#### INPUT RECORDS:
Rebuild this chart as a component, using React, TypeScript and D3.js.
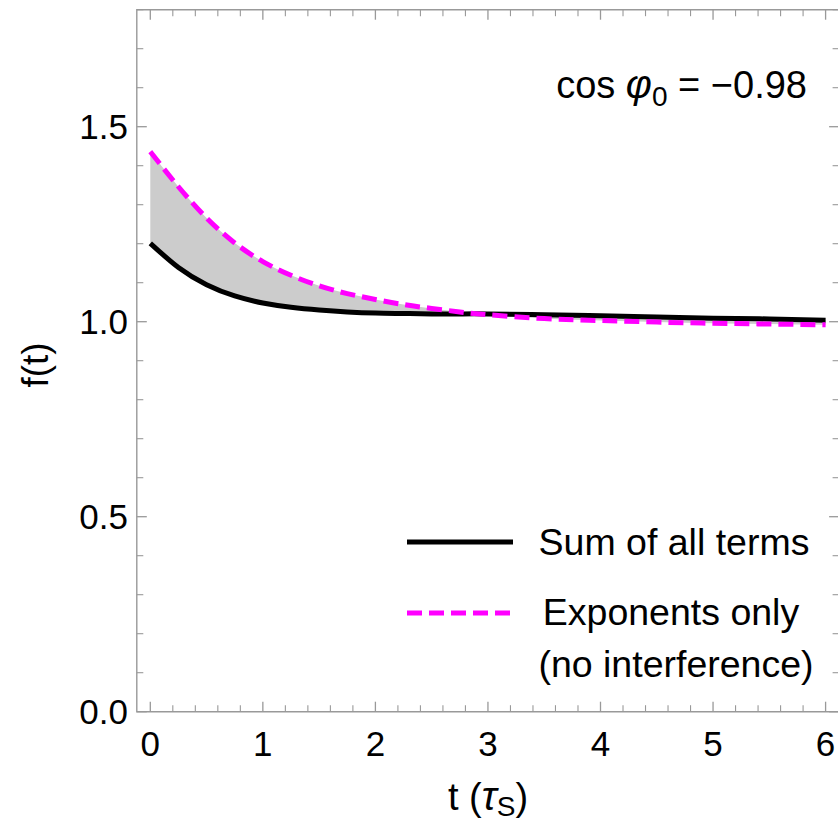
import React from "react";
import * as d3 from "d3";

const tValues = [0, 0.25, 0.5, 0.75, 1.0, 1.25, 1.5, 1.75, 2.0, 2.25, 2.5, 2.75, 3.0, 3.5, 4.0, 4.5, 5.0, 5.5, 6.0];
const sumAllTerms = [1.201, 1.139, 1.095, 1.066, 1.048, 1.037, 1.03, 1.025, 1.022, 1.021, 1.02, 1.02, 1.02, 1.018, 1.015, 1.012, 1.009, 1.007, 1.004];
const exponentsOnly = [1.436, 1.346, 1.266, 1.202, 1.154, 1.119, 1.092, 1.072, 1.057, 1.044, 1.034, 1.025, 1.018, 1.008, 1.003, 0.999, 0.996, 0.994, 0.992];
const xMajorTicks = [0, 1, 2, 3, 4, 5, 6];
const yMajorTicks = [0, 0.5, 1.0, 1.5];
const legendLabels = ["Sum of all terms", "Exponents only", "(no interference)"];

const W = 838;
const H = 825;
const FONT = "'Liberation Sans', Arial, Helvetica, sans-serif";

export default function App() {
  const x = d3.scaleLinear().domain([-0.12, 6.12]).range([136.8, 839.1]);
  const y = d3.scaleLinear().domain([0, 1.8]).range([711.7, 9.7]);
  const left = x(-0.12);
  const right = x(6.12);
  const top = y(1.8);
  const bottom = y(0);

  const pts = tValues.map((t, i) => ({ t, s: sumAllTerms[i], e: exponentsOnly[i] }));
  const curve = d3.curveNatural;
  const area = d3
    .area<any>()
    .x((d) => x(d.t))
    .y0((d) => y(d.s))
    .y1((d) => y(d.e))
    .curve(curve);
  const lineS = d3.line<any>().x((d) => x(d.t)).y((d) => y(d.s)).curve(curve);
  const lineE = d3.line<any>().x((d) => x(d.t)).y((d) => y(d.e)).curve(curve);

  const xMinor = d3.range(0, 6.12, 0.2).map((v) => +v.toFixed(2)).filter((v) => Math.abs(v - Math.round(v)) > 1e-6);
  const yMinor = d3.range(0, 1.81, 0.1).map((v) => +v.toFixed(2)).filter((v) => Math.abs(v * 2 - Math.round(v * 2)) > 1e-6);

  const frameColor = "#999999";
  const MAJ = 10;
  const MIN = 6.5;

  return (
    <svg width={W} height={H} style={{ position: "absolute", left: 0, top: 0, background: "#fff" }} fontFamily={FONT}>
      <rect x={0} y={0} width={W} height={H} fill="#fff" />
      <path d={area(pts) || ""} fill="#cccccc" stroke="none" />
      {/* frame: left, top, bottom (right edge lies at the picture's border) */}
      <path
        d={`M${right},${top}H${left}V${bottom}H${right}`}
        fill="none"
        stroke={frameColor}
        strokeWidth={1.4}
      />
      {xMajorTicks.map((v) => (
        <g key={"xm" + v}>
          <line x1={x(v)} x2={x(v)} y1={bottom} y2={bottom - MAJ} stroke={frameColor} strokeWidth={1.3} />
          <line x1={x(v)} x2={x(v)} y1={top} y2={top + MAJ} stroke={frameColor} strokeWidth={1.3} />
          <text x={x(v)} y={756} textAnchor="middle" fontSize={35} fill="#000">
            {v}
          </text>
        </g>
      ))}
      {xMinor.map((v) => (
        <g key={"xn" + v}>
          <line x1={x(v)} x2={x(v)} y1={bottom} y2={bottom - MIN} stroke={frameColor} strokeWidth={1.1} />
          <line x1={x(v)} x2={x(v)} y1={top} y2={top + MIN} stroke={frameColor} strokeWidth={1.1} />
        </g>
      ))}
      {yMajorTicks.map((v) => (
        <g key={"ym" + v}>
          <line x1={left} x2={left + MAJ} y1={y(v)} y2={y(v)} stroke={frameColor} strokeWidth={1.3} />
          <line x1={right} x2={right - MAJ} y1={y(v)} y2={y(v)} stroke={frameColor} strokeWidth={1.3} />
          <text x={128} y={y(v) + 12.3} textAnchor="end" fontSize={35} fill="#000">
            {v.toFixed(1)}
          </text>
        </g>
      ))}
      {yMinor.map((v) => (
        <g key={"yn" + v}>
          <line x1={left} x2={left + MIN} y1={y(v)} y2={y(v)} stroke={frameColor} strokeWidth={1.1} />
          <line x1={right} x2={right - MIN} y1={y(v)} y2={y(v)} stroke={frameColor} strokeWidth={1.1} />
        </g>
      ))}
      <path d={lineS(pts) || ""} fill="none" stroke="#000" strokeWidth={5} />
      <path d={lineE(pts) || ""} fill="none" stroke="#ff00ff" strokeWidth={5} strokeDasharray="15 7" />
      <text x={807} y={98} textAnchor="end" fontSize={38} fill="#000">
        cos <tspan fontStyle="italic" fontSize={40}>φ</tspan>
        <tspan fontSize={28} dy={8}>0</tspan>
        <tspan dy={-8}> = −0.98</tspan>
      </text>
      <line x1={407} x2={513} y1={542} y2={542} stroke="#000" strokeWidth={5} />
      <line x1={407} x2={511} y1={613} y2={613} stroke="#ff00ff" strokeWidth={5} strokeDasharray="15 7" />
      <text x={674} y={555} textAnchor="middle" fontSize={37.5} fill="#000">{legendLabels[0]}</text>
      <text x={671} y={625} textAnchor="middle" fontSize={37.5} fill="#000">{legendLabels[1]}</text>
      <text x={676} y={677} textAnchor="middle" fontSize={37.5} fill="#000">{legendLabels[2]}</text>
      <text x={488} y={810} textAnchor="middle" fontSize={38} fill="#000">
        t (<tspan fontStyle="italic" fontSize={40}>τ</tspan>
        <tspan fontSize={28} dy={6}>S</tspan>
        <tspan dy={-6}>)</tspan>
      </text>
      <text transform={`translate(48, 365) rotate(-90)`} textAnchor="middle" fontSize={37} fill="#000">
        f(t)
      </text>
    </svg>
  );
}
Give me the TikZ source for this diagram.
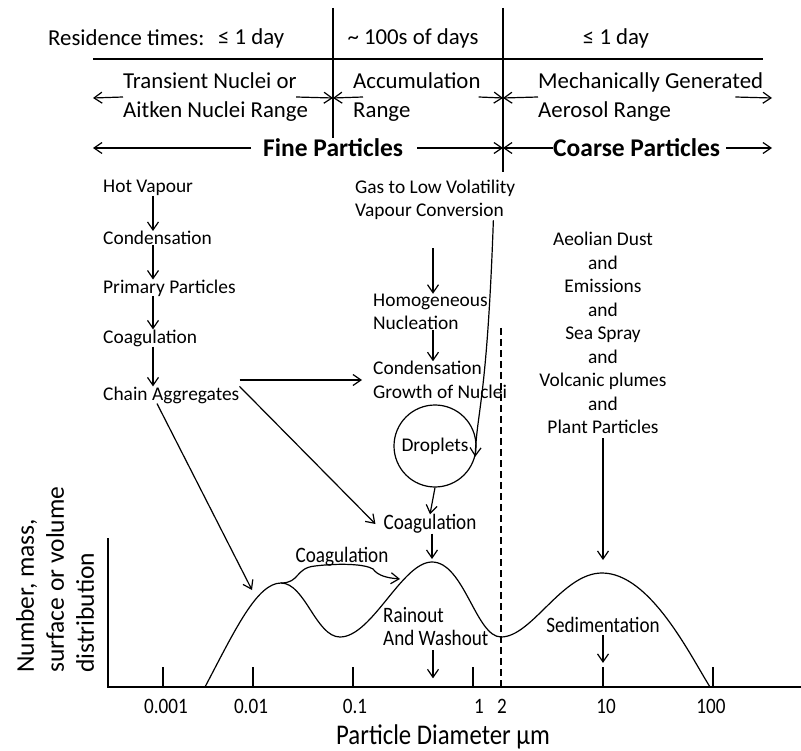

#### SHORT TASK:
Both the first line of the records above and the line containing "import * as" belong in the copy; please return them and every line between, exactly, minus the pictures.

#### SOLUTION TO THE PROBLEM:
Rebuild this chart as a component, using React, TypeScript and D3.js.
import React from "react";
import * as d3 from "d3";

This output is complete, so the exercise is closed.